Amalan Ketiga: Memeriahkan Tahun Baru Hijriyah
Merayakan tahun baru hijriyah dengan pesta kembang api,
mengkhususkan dzikir jama’i, mengkhususkan shalat tasbih, mengkhususkan
pengajian tertentu dalam rangka memperingati tahun baru hijriyah, menyalakan
lilin, atau membuat pesta makan, jelas yaitu
sesuatu yang tidak ada tuntunannya. Karena penyambutan tahun hijriyah semacam
ini tidak pernah dicontohkan oleh Nabi shallallahu ‘alaihi wa sallam, Abu Bakr,
‘Umar, ‘Utsman, ‘Ali, para sahabat lainnya, para tabi’in dan para ulama
sesudahnya. Yang memeriahkan tahun baru hijriyah sebenarnya hanya ingin
menandingi tahun baru masehi yang dirayakan oleh Nashrani. Padahal perbuatan
semacam ini jelas-jelas telah menyerupai mereka (orang kafir). Secara gamblang
Nabi shallallahu ‘alaihi wa sallam bersabda,
مَنْ تَشَبَّهَ بِقَوْمٍ فَهُوَ مِنْهُمْ
”Barangsiapa yang menyerupai
suatu kaum, maka dia termasuk bagian dari mereka”[13]
Penutup
Menyambut tahun baru hijriyah bukanlah dengan
memperingatinya dan memeriahkannya. Namun yang harus kita ingat yaitu dengan
bertambahnya waktu, maka semakin dekat pula kematian.
Sungguh hidup di dunia hanyalah sesaat dan semakin
bertambahnya waktu kematian pun semakin dekat. Rasulullah shallallahu ‘alaihi
wa sallam bersabda,
مَا لِى وَمَا لِلدُّنْيَا مَا أَنَا فِى الدُّنْيَا إِلاَّ كَرَاكِبٍ اسْتَظَلَّ تَحْتَ شَجَرَةٍ ثُمَّ رَاحَ وَتَرَكَهَا
“Aku tidaklah mencintai dunia
dan tidak pula mengharap-harap darinya.
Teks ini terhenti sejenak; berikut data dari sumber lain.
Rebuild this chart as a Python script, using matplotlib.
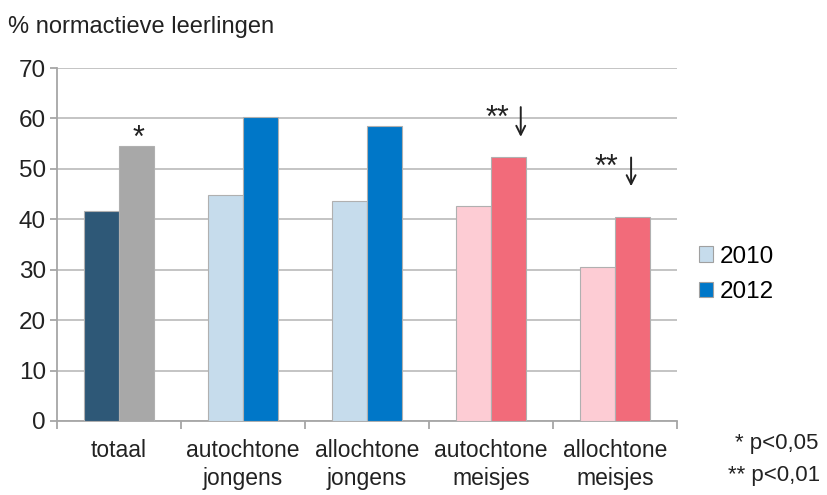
import matplotlib
matplotlib.use("Agg")
import matplotlib.pyplot as plt
from matplotlib.patches import Patch
import numpy as np

categories = ["totaal", "autochtone\njongens", "allochtone\njongens", "autochtone\nmeisjes", "allochtone\nmeisjes"]
values_2010 = [41.6, 44.8, 43.6, 42.6, 30.5]
values_2012 = [54.6, 60.3, 58.5, 52.4, 40.4]
colors_2010 = ["#2E5877", "#C6DCEC", "#C6DCEC", "#FDCCD4", "#FDCCD4"]
colors_2012 = ["#A8A8A8", "#0077C8", "#0077C8", "#F26B7A", "#F26B7A"]
yticks = [0, 10, 20, 30, 40, 50, 60, 70]

plt.rcParams['font.family'] = ['Liberation Sans', 'DejaVu Sans']

fig = plt.figure(figsize=(8.27, 4.95), dpi=100)
ax = fig.add_axes([0.0689, 0.1495, 0.7497, 0.7131])

x = np.arange(len(categories))
w = 0.285
ax.bar(x - w/2, values_2010, width=w, color=colors_2010, edgecolor="#B0B0B0", linewidth=0.8, zorder=3)
ax.bar(x + w/2, values_2012, width=w, color=colors_2012, edgecolor="#B0B0B0", linewidth=0.8, zorder=3)

ax.set_xlim(-0.5, len(categories) - 0.5)
ax.set_ylim(0, 70)
ax.set_yticks(yticks)
ax.yaxis.grid(True, color="#BFBFBF", linewidth=1.3, zorder=0)
ax.set_axisbelow(True)
for s in ["top", "right"]:
    ax.spines[s].set_visible(False)
ax.spines["left"].set_color("#A6A6A6")
ax.spines["bottom"].set_color("#A6A6A6")
ax.spines["left"].set_linewidth(1.3)
ax.spines["bottom"].set_linewidth(1.3)
ax.tick_params(axis="y", colors="#A6A6A6", labelcolor="#222222", labelsize=17.5, length=5, width=1.3, pad=3)

ax.set_xticks(np.arange(len(categories) + 1) - 0.5)
ax.set_xticklabels([])
ax.tick_params(axis="x", colors="#A6A6A6", length=6, width=1.3)
ax.set_xticks(x, minor=True)
ax.set_xticklabels(categories, minor=True, fontsize=16.5, color="#222222", linespacing=1.3)
ax.tick_params(axis="x", which="minor", length=0, pad=13)

fig.text(0.010, 0.945, "% normactieve leerlingen", fontsize=17, color="#222222", va="center")

# significance marks
ax.text(0 + 0.16, 55.9, "*", ha="center", va="center", fontsize=22, color="#222222")
ax.text(3.05, 60.0, "**", ha="center", va="center", fontsize=22, color="#222222")
ax.annotate("", xy=(3.24, 55.8), xytext=(3.24, 62.8),
            arrowprops=dict(arrowstyle="->", color="#222222", lw=1.4, mutation_scale=16))
ax.text(3.93, 50.1, "**", ha="center", va="center", fontsize=22, color="#222222")
ax.annotate("", xy=(4.13, 46.0), xytext=(4.13, 52.8),
            arrowprops=dict(arrowstyle="->", color="#222222", lw=1.4, mutation_scale=16))

handles = [Patch(facecolor="#C6DCEC", edgecolor="#A0A0A0", linewidth=0.8),
           Patch(facecolor="#0077C8", edgecolor="#A0A0A0", linewidth=0.8)]
fig.legend(handles, ["2010", "2012"], loc="center left", bbox_to_anchor=(0.845, 0.446),
           frameon=False, fontsize=17.5, handlelength=0.6, handleheight=0.6,
           handletextpad=0.25, labelspacing=0.55, borderaxespad=0, borderpad=0)

fig.text(0.990, 0.105, "* p<0,05", ha="right", va="center", fontsize=16, color="#222222")
fig.text(0.992, 0.040, "** p<0,01", ha="right", va="center", fontsize=16, color="#222222")

fig.savefig("out.png", dpi=100)
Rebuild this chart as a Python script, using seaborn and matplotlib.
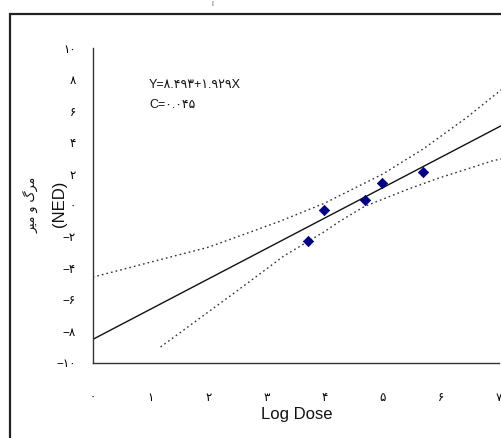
import matplotlib
matplotlib.use("Agg")
import matplotlib.pyplot as plt
import seaborn as sns
import pandas as pd
from matplotlib.patches import Rectangle

# ---- data ----
log_dose = [3.71, 3.99, 4.69, 4.99, 5.69]
ned = [-2.29, -0.27, 0.36, 1.44, 2.12]

fit_x = [0.0, 7.057]
fit_y = [-8.52, 5.10]

upper_x = [0.0, 1.0, 2.0, 2.71, 3.23, 4.0, 5.0, 5.7, 6.45, 7.057]
upper_y = [-4.56, -3.6, -2.65, -1.7, -1.0, 0.15, 2.0, 3.6, 5.6, 7.4]
lower_x = [1.17, 2.42, 3.3, 4.0, 4.26, 4.69, 5.07, 5.41, 5.93, 6.91, 7.057]
lower_y = [-9.0, -5.62, -3.2, -1.65, -1.0, -0.05, 0.5, 1.0, 1.7, 2.86, 2.97]

x_ticks = [0, 1, 2, 3, 4, 5, 6, 7]
x_tick_labels = ["۰", "۱", "۲", "۳", "۴", "۵", "۶", "۷"]
y_ticks = [-10, -8, -6, -4, -2, 0, 2, 4, 6, 8, 10]
y_tick_labels = ["−۱۰", "−۸", "−۶", "−۴", "−۲", "۰", "۲", "۴", "۶", "۸", "۱۰"]

equation_text = "Y=۸.۴۹۳+۱.۹۲۹X"
c_text = "C=۰.۰۴۵"
x_label = "Log Dose"
y_label_en = "(NED)"
# "مرگ و میر" in visual order with presentation forms
y_label_fa = "\uFEAE\uFBFF\uFEE3 \uFEED \uFB92\uFEAE\uFEE3"

sns.set_style("white")
plt.rcParams["font.family"] = ["Liberation Sans", "DejaVu Sans"]

W, H = 502, 438
fig = plt.figure(figsize=(W / 100, H / 100), dpi=100)

def px(x, y):
    return (x / W, 1 - y / H)

x0, x7, ytop, ybot = 92.7, 498.7, 48.3, 362.7
unit = (x7 - x0) / 7
xmax = (W - x0) / unit
ax = fig.add_axes([x0 / W, 1 - ybot / H, (W - x0) / W, (ybot - ytop) / H])
ax.set_facecolor("none")

df_pts = pd.DataFrame({"x": log_dose, "y": ned})
df_fit = pd.DataFrame({"x": fit_x, "y": fit_y})
df_up = pd.DataFrame({"x": upper_x, "y": upper_y})
df_lo = pd.DataFrame({"x": lower_x, "y": lower_y})

sns.lineplot(data=df_up, x="x", y="y", ax=ax, color="#333333", lw=1.0,
             linestyle=(0, (1.2, 2.2)), sort=False, estimator=None)
sns.lineplot(data=df_lo, x="x", y="y", ax=ax, color="#333333", lw=1.0,
             linestyle=(0, (1.2, 2.2)), sort=False, estimator=None)
sns.lineplot(data=df_fit, x="x", y="y", ax=ax, color="#111111", lw=1.0,
             sort=False, estimator=None)
sns.scatterplot(data=df_pts, x="x", y="y", ax=ax, marker="D", s=28,
                color="#000080", edgecolor="#000080", linewidth=0.5, zorder=5)

ax.set_xlim(0, xmax)
ax.set_ylim(-10, 10)
ax.set_xticks(x_ticks)
ax.set_xticklabels(x_tick_labels, fontsize=8.5)
ax.set_yticks(y_ticks)
ax.set_yticklabels(y_tick_labels, fontsize=8.5)
ax.set_xlabel("")
ax.set_ylabel("")
for s in ["top", "right"]:
    ax.spines[s].set_visible(False)
for s in ["left", "bottom"]:
    ax.spines[s].set_color("#333333")
    ax.spines[s].set_linewidth(1.0)
ax.spines["bottom"].set_bounds(0, 7)
ax.spines["left"].set_bounds(-10, 10)
ax.tick_params(axis="x", direction="out", length=5, width=1, color="#333333",
               pad=16, labelcolor="#000000")
ax.tick_params(axis="y", direction="out", length=6, width=1, color="#333333",
               pad=6, labelcolor="#000000")

# labels and annotations
fig.text(*px(297, 419), x_label, ha="center", va="baseline", fontsize=12, color="#111111")
fig.text(*px(59, 204), y_label_en, ha="center", va="center", rotation=90,
         fontsize=12, color="#111111")
fig.text(*px(31, 205), y_label_fa, ha="center", va="center", rotation=90,
         fontsize=9, color="#111111", family=["DejaVu Sans"])
fig.text(*px(149, 85), equation_text, ha="left", va="center", fontsize=9, color="#111111")
fig.text(*px(149, 105), c_text, ha="left", va="center", fontsize=9, color="#111111")
fig.text(*px(212, 4), "ا", ha="center", va="center", fontsize=5, color="#444444",
         family=["DejaVu Sans"])

# outer frame (cropped on right and bottom)
fig.add_artist(Rectangle(px(10, 480), 1.2, (480 - 13.5) / H, transform=fig.transFigure,
                         fill=False, lw=1.6, ec="#222222"))

fig.savefig("out.png", dpi=100)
Adapun aku tinggal di dunia tidak lain
seperti pengendara yang berteduh di bawah pohon dan beristirahat, lalu
meninggalkannya.”[14]
Hasan Al Bashri mengatakan, “Wahai manusia, sesungguhnya
kalian hanya memiliki beberapa hari. Tatkala satu hari hilang, akan hilang pula
sebagian darimu.”[15]
Semoga Allah memberi kekuatan di tengah keterasingan. Segala
puji bagi Allah yang dengan nikmat-Nya segala kebaikan menjadi sempurna.